Without a doubt a mastahpeeeece

he was probably the person interviewing

How is Nazi Lit in the Americas? SD seems kind of cringey to me but I'll get around to reading 2666.

Was he obsessed with Nazis or something?

2666 made me put the book down and walk outside and stare, it made my mind work to try to understand what i had read.

Savage Detectives made me go "oh, interesting first chapter, but the rest is some pretentious mexican fucks sleeping on couches around europe and fucking girls via namedropping"

Same here. 2666 was rattling around my mind for months after I finished it. It's a book which really made an impression on me. It's his grand, imperfect masterpiece.

all ive read is Nazi Literatures in the Americas and i honestly loved. you gotta get a few chapters in until you get a feel for what its goin for. the very last chapter is great. pick it up, its a short read

Savage Detectives is a complete Bolano in-joke wank fest. Terrible book for the most part, and I'm a huge fan of 2666 (actually his only worthwhile novel).

So guys,

What's behind the window?

a nazi living in south america, of course

The reader

I read the first section over the Christmas break. I never did jump into the section that follows it which seems to switch gears somewhat. At some point I'll go back to it I'm sure.

You dun goofed, the part about the interviews is the best part

Perhaps I'll go back to it sooner rather than later then, while it's still somewhat fresh in mind.

Nazi Lit was my first foray into Bolano and absolutely loved it.

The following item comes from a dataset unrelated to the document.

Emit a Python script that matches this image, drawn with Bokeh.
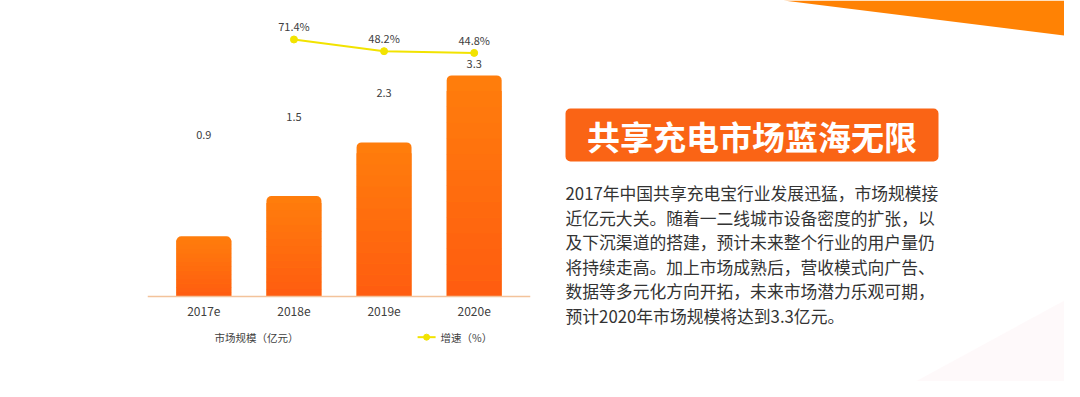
from bokeh.plotting import figure
from bokeh.models import FactorRange, Range1d, Span
from bokeh.layouts import row
from bokeh.core.properties import value
from bokeh.embed import file_html
from bokeh.resources import INLINE

# ---------------- data ----------------
years = ["2017e", "2018e", "2019e", "2020e"]
market = [0.9, 1.5, 2.3, 3.3]            # 市场规模（亿元）
growth_years = ["2018e", "2019e", "2020e"]
growth = [71.4, 48.2, 44.8]              # 增速（%）
market_labels = ["0.9", "1.5", "2.3", "3.3"]
growth_labels = ["71.4%", "48.2%", "44.8%"]
legend_bar = "市场规模（亿元）"
legend_line = "增速（%）"
title_text = "共享充电市场蓝海无限"
paragraph = [
    "2017年中国共享充电宝行业发展迅猛，市场规模接",
    "近亿元大关。随着一二线城市设备密度的扩张，以",
    "及下沉渠道的搭建，预计未来整个行业的用户量仍",
    "将持续走高。加上市场成熟后，营收模式向广告、",
    "数据等多元化方向开拓，未来市场潜力乐观可期，",
    "预计2020年市场规模将达到3.3亿元。",
]

FONT = "Noto Sans CJK SC"
H = 381
W1 = 550
W2 = 1064 - W1
TXT = "#404040"

# ---------------- chart (left) ----------------
cp = figure(width=W1, height=H,
            x_range=FactorRange(*years, range_padding=0.0625),
            y_range=Range1d(-85 / 67.0, 296 / 67.0),
            x_axis_location=None, y_axis_location=None,
            output_backend="svg", toolbar_location=None,
            min_border_left=147, min_border_right=20,
            min_border_top=0, min_border_bottom=0)
cp.outline_line_color = None
cp.grid.visible = False
cp.background_fill_color = "white"
cp.border_fill_color = "white"
cp.extra_y_ranges = {"lbl": Range1d(-7.45, 5.43), "pct": Range1d(-606.8, 148.7)}

# bars with a vertical gradient (top lighter orange, bottom red-orange)
top_c = (255, 126, 12)
bot_c = (255, 92, 16)
bw = 0.61
N = 14


def mix(t):
    return "#%02x%02x%02x" % tuple(int(round(bot_c[i] + (top_c[i] - bot_c[i]) * t)) for i in range(3))


cp.vbar(x=years, top=market, width=bw, fill_color=mix((N - 0.5) / N),
        line_color=None, border_radius=(5, 5, 0, 0))
for k in range(N - 1):
    bottoms = [v * k / N for v in market]
    tops = [v * (k + 1) / N + 0.004 for v in market]
    cp.vbar(x=years, bottom=bottoms, top=tops, width=bw,
            fill_color=mix((k + 0.5) / N), line_color=None)

# baseline (category axis line) and category labels
cp.add_layout(Span(location=0, dimension="width", line_color="#f3c39b", line_width=1.5))
cp.text(x=years, y=[0] * len(years), text=years, y_offset=15,
        text_align="center", text_baseline="middle",
        text_font=value(FONT), text_font_size="12px", text_color=TXT)

# value labels
cp.text(x=years, y=market, text=market_labels, y_range_name="lbl",
        text_align="center", text_baseline="middle",
        text_font=value(FONT), text_font_size="11px", text_color=TXT)

# growth line
ycol = "#f2e300"
cp.line(x=growth_years, y=growth, y_range_name="pct", line_color=ycol, line_width=2)
cp.scatter(x=growth_years, y=growth, y_range_name="pct", size=7,
           fill_color=ycol, line_color=ycol)
cp.text(x=growth_years, y=growth, text=growth_labels, y_range_name="pct",
        y_offset=-13, text_align="center", text_baseline="middle",
        text_font=value(FONT), text_font_size="11px", text_color=TXT)

# legend (below the category labels)
LY = -0.607
cp.text(x=[0.619, 3.127], y=[LY, LY], text=[legend_bar, legend_line],
        text_align="left", text_baseline="middle",
        text_font=value(FONT), text_font_size="10.5px", text_color=TXT)
cp.scatter(x=[2.972], y=[LY], marker="dash", size=18, line_color=ycol, line_width=2)
cp.scatter(x=[2.972], y=[LY], marker="circle", size=6, fill_color=ycol, line_color=ycol)

# ---------------- right panel ----------------
rp = figure(width=W2, height=H, x_range=Range1d(550, 1064), y_range=Range1d(381, 0),
            output_backend="svg", toolbar_location=None,
            x_axis_location=None, y_axis_location=None,
            min_border=0, min_border_left=0, min_border_right=0,
            min_border_top=0, min_border_bottom=0)
rp.outline_line_color = None
rp.grid.visible = False
rp.background_fill_color = "white"
rp.border_fill_color = "white"

# faint pink wash at bottom right
rp.patch(x=[880, 1064, 1064], y=[400, 300, 400], fill_color="#fdeef0",
         fill_alpha=0.35, line_color=None)
# orange band at top right
rp.patch(x=[783, 1080, 1080], y=[0, 0, 37], fill_color="#ff8204", line_color=None)

# title box
rp.quad(left=[565], right=[938], top=[108], bottom=[161], fill_color="#fa6415",
        line_color=None, border_radius=5)
rp.text(x=[751.5], y=[135], text=[title_text], text_align="center",
        text_baseline="middle", text_font=value(FONT), text_font_size="33px",
        text_font_style="bold", text_color="white")

# paragraph
ys = [192.5, 217, 241.5, 266, 290.5, 315]
rp.text(x=[565] * len(paragraph), y=ys, text=paragraph, text_align="left",
        text_baseline="middle", text_font=value(FONT), text_font_size="16.8px",
        text_color="#333333")

layout = row(cp, rp, spacing=0)
open("out.html", "w").write(file_html(layout, INLINE))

Nazi's are a versatile villain. But in the aforementioned work, B. takes a bit of an empathetic eye towards them, not making them up to be caricatures of pure evil, but individuals with faults and mislaid sympathies

yes
I read tsd first and loved it
read 2666 expecting more of that, but came away thinking it was mediocre in comparison
I suspect the circlejerk over it is mostly because of the posthumous release

I read TSD in a week while waylaid by the flu, so some of it feels hazy. The following summer, I read 2666 in a span of two weeks and felt it was okay by the end. But for some reason it permeated my mind, I kept thinking about the ominous presence it had. Found myself flocking back to it, reading certain passages and eventually walking around with it, so I could pull it out and dive in again.


It was a weird summer.

He had been writing it for a few years little by little, it was only during his last days that he would try to finish it in urgency.